El té los reunió en un ambiente cálido. Lucía miraba fascinada la biblioteca y la colección de cuadros del vecino, mientras doña Carmen observaba la felicidad de su nieta y la paciencia con la que don Antonio le explicaba cada pintura.

Mis nietos viven lejos… Y ya son universitarios. Los echo de menos confesó don Antonio. ¡Pero tu abuela es tan joven todavía!

Le acarició la cabeza a Lucía y le dio un lápiz y papel.

Solo llevo dos años jubilada, y no hay tiempo para aburrirse dijo doña Carmen, mirando a su nieta. Además, mi hija ya espera su segundo hijo. Tenemos suerte de vivir en portales cercanos. Así estamos todos juntos.

Pasaron el verano charlando, y cuando llegó el invierno, doña Carmen, como había prometido, le compró esquís a Lucía. Los tres empezaron a entrenar en el parque, donde siempre había buenas pistas.

Don Antonio y doña Carmen se hicieron tan amigos que ya solo salían juntos. Y como Lucía no iba a la guardería, casi siempre estaba con su abuela. Los tres se veían a diario. Hasta que un día, don Antonio se fue a Madrid a visitar a su familia.
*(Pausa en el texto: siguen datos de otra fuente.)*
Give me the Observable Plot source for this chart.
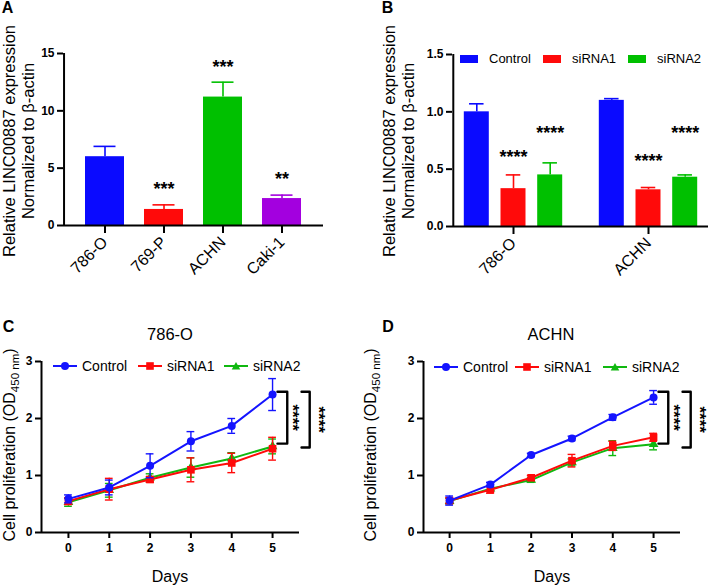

Lucía lo extrañaba y no paraba de preguntar cuándo volvería.

Se fue por un tiempo. Dijo que estaría un mes, ya que había hecho el viaje. Mientras, nosotros cuidamos de su casa, como amigos explicó la abuela. Doña Carmen también se había acostumbrado a la compañía del vecino, a sus detalles, su sonrisa y su buen humor. Don Antonio incluso les ayudaba en casa: arreglaba enchufes o cambiaba bombillas fundidas.

A la semana, ya les faltaba su compañía. Salían al patio y miraban el banco vacío donde él solía esperarlas.

Al octavo día, doña Carmen salió del portal y lo vio allí, en su sitio habitual.

¡Hola, vecino querido! se sorprendió. ¡No te esperábamos tan pronto! ¿No dijiste que te quedarías más tiempo?